Problem: Your task is to repeat all of the data exactly while excluding the pictures.

Data entries
===
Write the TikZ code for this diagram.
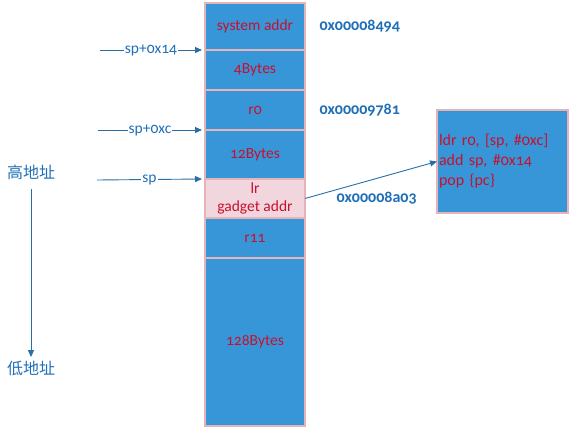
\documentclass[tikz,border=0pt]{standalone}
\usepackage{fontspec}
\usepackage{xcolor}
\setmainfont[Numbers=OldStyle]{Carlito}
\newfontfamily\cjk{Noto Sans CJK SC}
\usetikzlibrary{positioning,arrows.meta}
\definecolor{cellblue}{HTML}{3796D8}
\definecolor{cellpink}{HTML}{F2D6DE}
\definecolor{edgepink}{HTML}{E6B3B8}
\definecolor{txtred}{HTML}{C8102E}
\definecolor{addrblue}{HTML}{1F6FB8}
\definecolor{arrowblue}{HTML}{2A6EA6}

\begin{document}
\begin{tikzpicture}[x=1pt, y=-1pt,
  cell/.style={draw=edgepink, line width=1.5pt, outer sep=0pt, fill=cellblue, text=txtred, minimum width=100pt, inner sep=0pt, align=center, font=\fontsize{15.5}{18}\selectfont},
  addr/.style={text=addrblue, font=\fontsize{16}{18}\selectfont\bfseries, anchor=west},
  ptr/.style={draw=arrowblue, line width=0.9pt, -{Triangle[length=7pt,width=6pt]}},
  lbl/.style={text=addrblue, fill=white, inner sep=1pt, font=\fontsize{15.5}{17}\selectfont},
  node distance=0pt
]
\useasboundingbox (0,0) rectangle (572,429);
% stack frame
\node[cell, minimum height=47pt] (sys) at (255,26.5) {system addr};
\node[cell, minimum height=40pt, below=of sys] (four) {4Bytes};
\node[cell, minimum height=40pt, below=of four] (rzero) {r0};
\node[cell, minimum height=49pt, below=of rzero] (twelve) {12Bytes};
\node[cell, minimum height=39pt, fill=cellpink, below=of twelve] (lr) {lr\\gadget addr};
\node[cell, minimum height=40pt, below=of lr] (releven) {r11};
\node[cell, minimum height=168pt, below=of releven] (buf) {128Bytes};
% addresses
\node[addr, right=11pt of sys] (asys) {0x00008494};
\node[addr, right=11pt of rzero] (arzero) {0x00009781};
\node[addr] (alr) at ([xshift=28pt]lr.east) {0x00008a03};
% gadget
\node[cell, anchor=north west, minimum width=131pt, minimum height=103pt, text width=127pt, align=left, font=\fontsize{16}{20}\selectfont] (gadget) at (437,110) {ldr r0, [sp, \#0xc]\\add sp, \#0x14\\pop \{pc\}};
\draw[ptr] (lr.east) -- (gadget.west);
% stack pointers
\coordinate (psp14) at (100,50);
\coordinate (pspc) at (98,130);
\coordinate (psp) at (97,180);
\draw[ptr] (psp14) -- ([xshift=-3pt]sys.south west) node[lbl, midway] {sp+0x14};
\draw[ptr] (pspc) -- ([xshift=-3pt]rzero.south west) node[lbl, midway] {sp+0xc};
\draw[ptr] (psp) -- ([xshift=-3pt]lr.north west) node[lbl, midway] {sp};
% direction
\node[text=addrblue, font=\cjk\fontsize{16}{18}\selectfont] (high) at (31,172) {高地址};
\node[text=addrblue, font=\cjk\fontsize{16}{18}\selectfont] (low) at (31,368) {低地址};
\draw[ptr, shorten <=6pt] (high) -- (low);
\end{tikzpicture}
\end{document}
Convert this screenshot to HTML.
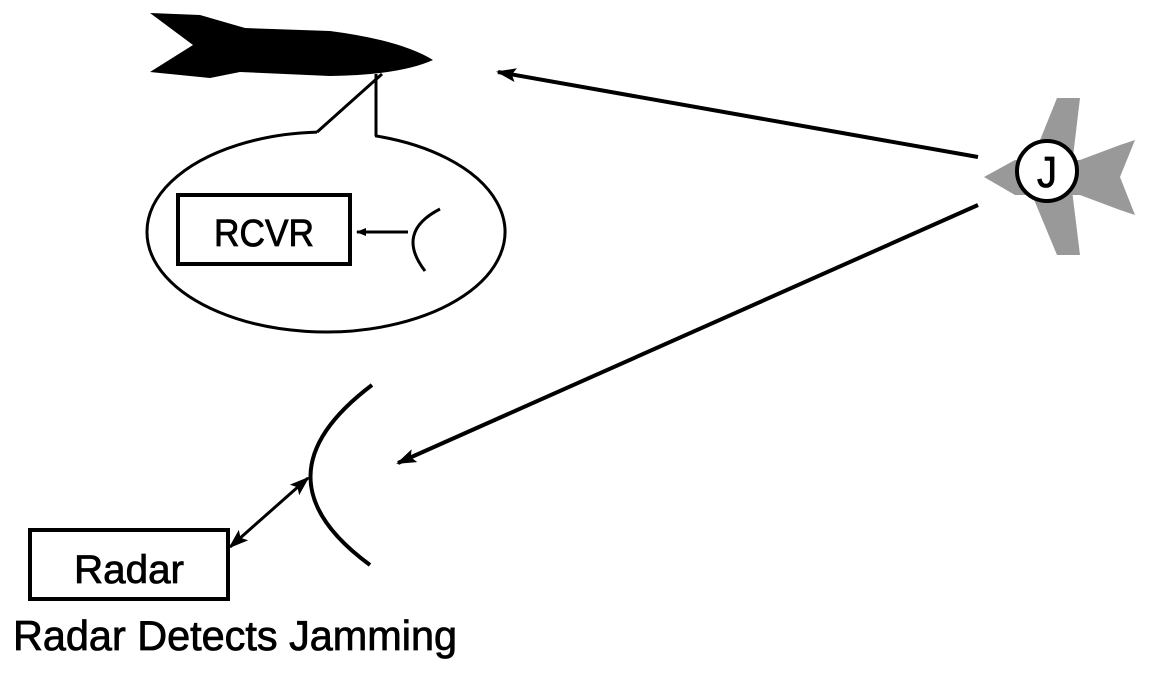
===
Final result:
Write the TikZ code for this diagram.
\documentclass[tikz,border=0pt]{standalone}
\usepackage{fontspec}
\usepackage{xcolor}
\setmainfont[Numbers=OldStyle]{Carlito}
\newfontfamily\cjk{Noto Sans CJK SC}
\usetikzlibrary{positioning,arrows.meta}
\definecolor{cellblue}{HTML}{3796D8}
\definecolor{cellpink}{HTML}{F2D6DE}
\definecolor{edgepink}{HTML}{E6B3B8}
\definecolor{txtred}{HTML}{C8102E}
\definecolor{addrblue}{HTML}{1F6FB8}
\definecolor{arrowblue}{HTML}{2A6EA6}

\begin{document}
\begin{tikzpicture}[x=1pt, y=-1pt,
  cell/.style={draw=edgepink, line width=1.5pt, outer sep=0pt, fill=cellblue, text=txtred, minimum width=100pt, inner sep=0pt, align=center, font=\fontsize{15.5}{18}\selectfont},
  addr/.style={text=addrblue, font=\fontsize{16}{18}\selectfont\bfseries, anchor=west},
  ptr/.style={draw=arrowblue, line width=0.9pt, -{Triangle[length=7pt,width=6pt]}},
  lbl/.style={text=addrblue, fill=white, inner sep=1pt, font=\fontsize{15.5}{17}\selectfont},
  node distance=0pt
]
\useasboundingbox (0,0) rectangle (572,429);
% stack frame
\node[cell, minimum height=47pt] (sys) at (255,26.5) {system addr};
\node[cell, minimum height=40pt, below=of sys] (four) {4Bytes};
\node[cell, minimum height=40pt, below=of four] (rzero) {r0};
\node[cell, minimum height=49pt, below=of rzero] (twelve) {12Bytes};
\node[cell, minimum height=39pt, fill=cellpink, below=of twelve] (lr) {lr\\gadget addr};
\node[cell, minimum height=40pt, below=of lr] (releven) {r11};
\node[cell, minimum height=168pt, below=of releven] (buf) {128Bytes};
% addresses
\node[addr, right=11pt of sys] (asys) {0x00008494};
\node[addr, right=11pt of rzero] (arzero) {0x00009781};
\node[addr] (alr) at ([xshift=28pt]lr.east) {0x00008a03};
% gadget
\node[cell, anchor=north west, minimum width=131pt, minimum height=103pt, text width=127pt, align=left, font=\fontsize{16}{20}\selectfont] (gadget) at (437,110) {ldr r0, [sp, \#0xc]\\add sp, \#0x14\\pop \{pc\}};
\draw[ptr] (lr.east) -- (gadget.west);
% stack pointers
\coordinate (psp14) at (100,50);
\coordinate (pspc) at (98,130);
\coordinate (psp) at (97,180);
\draw[ptr] (psp14) -- ([xshift=-3pt]sys.south west) node[lbl, midway] {sp+0x14};
\draw[ptr] (pspc) -- ([xshift=-3pt]rzero.south west) node[lbl, midway] {sp+0xc};
\draw[ptr] (psp) -- ([xshift=-3pt]lr.north west) node[lbl, midway] {sp};
% direction
\node[text=addrblue, font=\cjk\fontsize{16}{18}\selectfont] (high) at (31,172) {高地址};
\node[text=addrblue, font=\cjk\fontsize{16}{18}\selectfont] (low) at (31,368) {低地址};
\draw[ptr, shorten <=6pt] (high) -- (low);
\end{tikzpicture}
\end{document}
Convert this screenshot to HTML.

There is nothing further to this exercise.